Sunday, December 26, 2010

High school memory

I downloaded H. G. Wells' An Outline of History to read, which came with a high school memory.

There were five of us who were tight at Pasadena High School in the mid-1950s. We were nerds, geeks, future scientists of America. We broke into two subgroups: 3 of us liked and played sports, 2 didn't. We were at the top of our class and most academic occasions, particularly in math and science, were a competition among the five of us. We all applied to the same four universities but acceptances made no sense, or none that we could figure out. All of us got accepted by Cal at Berkeley. Thereafter only one accepted us, and each went to this university. M and I were accepted by Cal Tech across town. D and E by Stanford, the only two to go straight through and graduate without interruption. J by MIT.
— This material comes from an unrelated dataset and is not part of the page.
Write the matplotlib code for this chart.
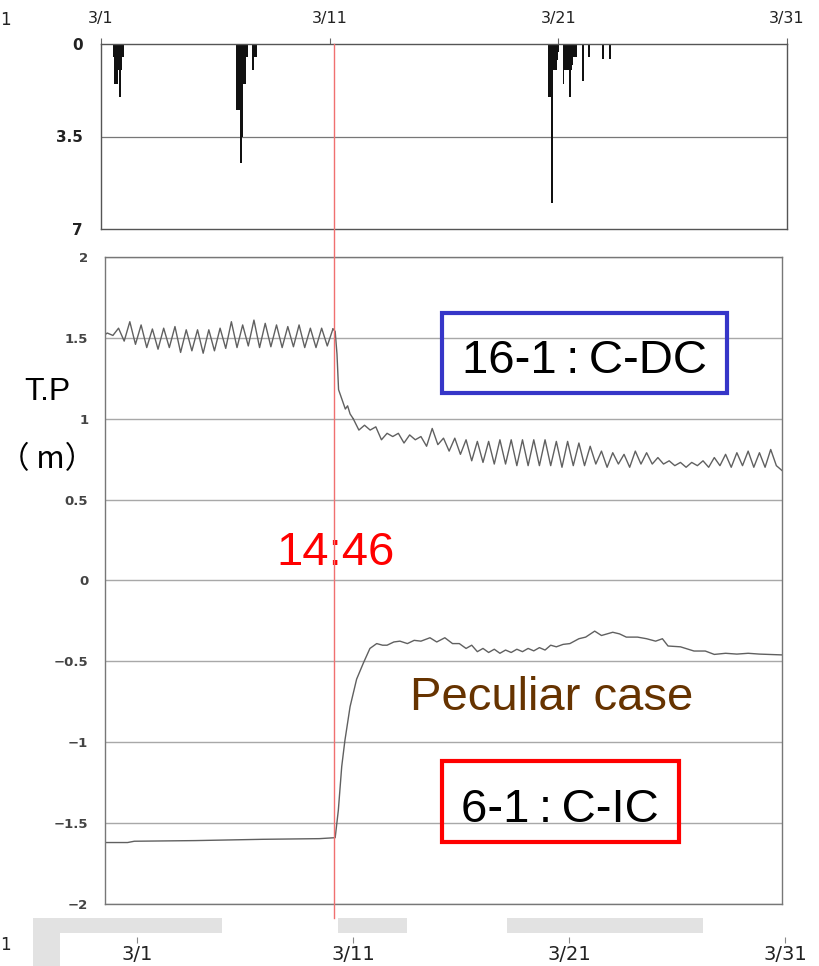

In high school only M had significant interests beyond math and the sciences. He was always reading something by Upton Sinclair. And for a while, he was reading and carrying around Wells' outline of history, which is the memory that rushed over me as I was downloading the book to my Kindle.

M was something of a tragic figure. His family was the only wealthy Republican one in our group. But his tragic complexity didn't come to light until the summer between our freshman and sophomore years at Cal Tech.
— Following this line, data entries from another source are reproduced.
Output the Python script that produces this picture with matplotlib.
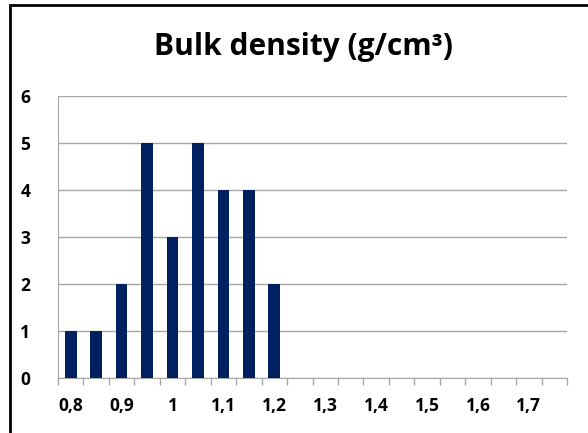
import matplotlib.pyplot as plt
from matplotlib.patches import Rectangle
import numpy as np

# Classes de densité apparente (g/cm3) et effectifs
classes = ["0,8", "0,85", "0,9", "0,95", "1", "1,05", "1,1", "1,15", "1,2", "1,25",
           "1,3", "1,35", "1,4", "1,45", "1,5", "1,55", "1,6", "1,65", "1,7", "1,75"]
effectifs = [1, 1, 2, 5, 3, 5, 4, 4, 2, 0, 0, 0, 0, 0, 0, 0, 0, 0, 0, 0]
etiquettes = [c if i % 2 == 0 else "" for i, c in enumerate(classes)]

plt.rcParams['font.family'] = ['Open Sans', 'DejaVu Sans']

fig = plt.figure(figsize=(5.88, 4.33), dpi=100)
ax = fig.add_axes([58 / 588, 55 / 433, (567 - 58) / 588, (378 - 96) / 433])

x = np.arange(len(classes))
ax.bar(x, effectifs, width=0.46, color="#002060", zorder=3)

ax.set_xlim(-0.5, len(classes) - 0.5)
ax.set_ylim(0, 6)
ax.set_yticks(range(7))
ax.yaxis.grid(True, color="#a6a6a6", linewidth=1)
ax.set_xticks(x)
ax.set_xticklabels(etiquettes, fontsize=12.5, fontweight="bold")
ax.set_xticks(np.arange(-0.5, len(classes)), minor=True)
ax.tick_params(axis="x", which="major", length=0, pad=14)
ax.tick_params(axis="x", which="minor", length=5, color="#a6a6a6", width=1)
ax.tick_params(axis="y", length=0, pad=20, labelsize=12.5)
for lab in ax.get_yticklabels():
    lab.set_fontweight("bold")

for s in ["top", "right"]:
    ax.spines[s].set_visible(False)
ax.spines["left"].set_color("#a6a6a6")
ax.spines["bottom"].set_color("#a6a6a6")

fig.text(303 / 588, 1 - 47 / 433, "Bulk density (g/cm³)", ha="center", va="center",
         fontsize=21.5, fontweight="bold")

# Cadre du graphique
fig.patches.append(Rectangle((10 / 588, -0.1), 1.2, 1 - 5 / 433 + 0.1,
                             transform=fig.transFigure, fill=False,
                             edgecolor="black", linewidth=2))

plt.savefig("out.png")
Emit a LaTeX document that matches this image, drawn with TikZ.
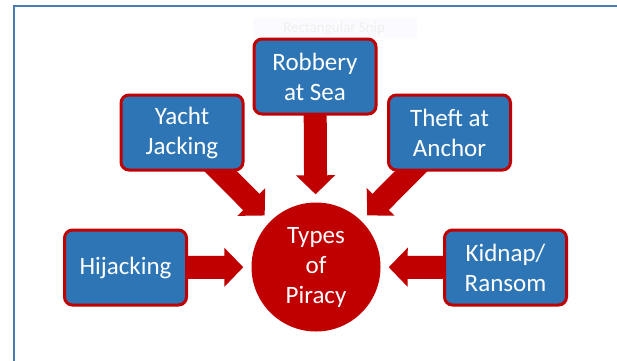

We weren't that close, although we lived around the corner from one another and often played chess. But I played more sandlot sports than chess and M wasn't into that. In the summer in question, M had something like a nervous breakdown. His mother asked me to talk to him one day. He lived in an apartment over their garage and I found him incoherent and a little scary. He also was showing me, to my shock, some gay porno magazines. A few days later he committed suicide.
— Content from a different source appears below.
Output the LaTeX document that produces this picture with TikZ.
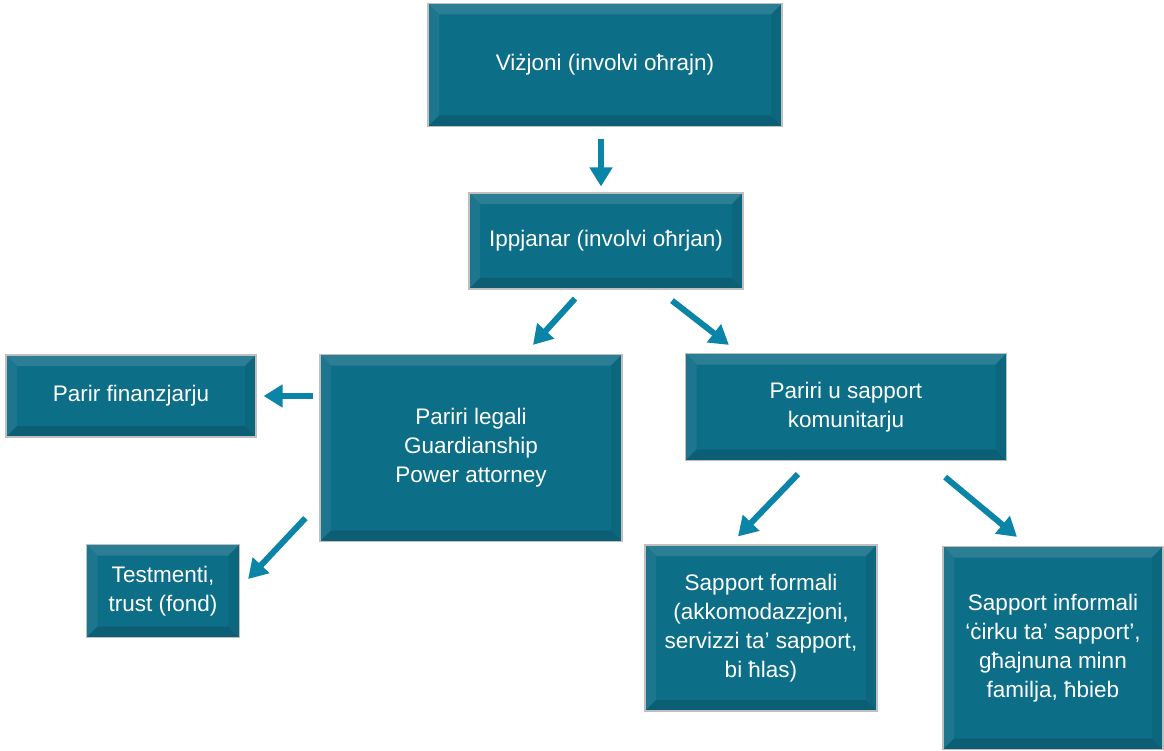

In retrospect, I think there were two stressful pressures that M couldn't deal with. First, he was gay at a time when you definitely kept in the closet. I assume he was. But perhaps more important, he more than the rest of us got a lot of pressure to succeed from his family, especially his aggressive demanding mother.

Cal Tech was a shock. We went from the top of our high school class to the middle of the incoming freshman class of 100. Different students adjusted in different ways. At Cal Tech I adjusted by becoming a jock: I lettered in football, basketball and track. I was co-captain and quarterback of the football team, as non-competitive as it was (our best game we lost only 52-12; our worst, 85-0 against Whittier in the mud). M apparently had a more difficult time adjusting, especially with his mom on his ass.

At any rate, he committed suicide. Shortly after this I transfered to Berkeley, mainly to get away from home, and one term later I joined the Army, finding myself in the Army Security Agency at a recruiter's whim and soon training to be a Russian Linguist in the Cold War.

I associate the Wells history with my memory of M. It will be an interesting read.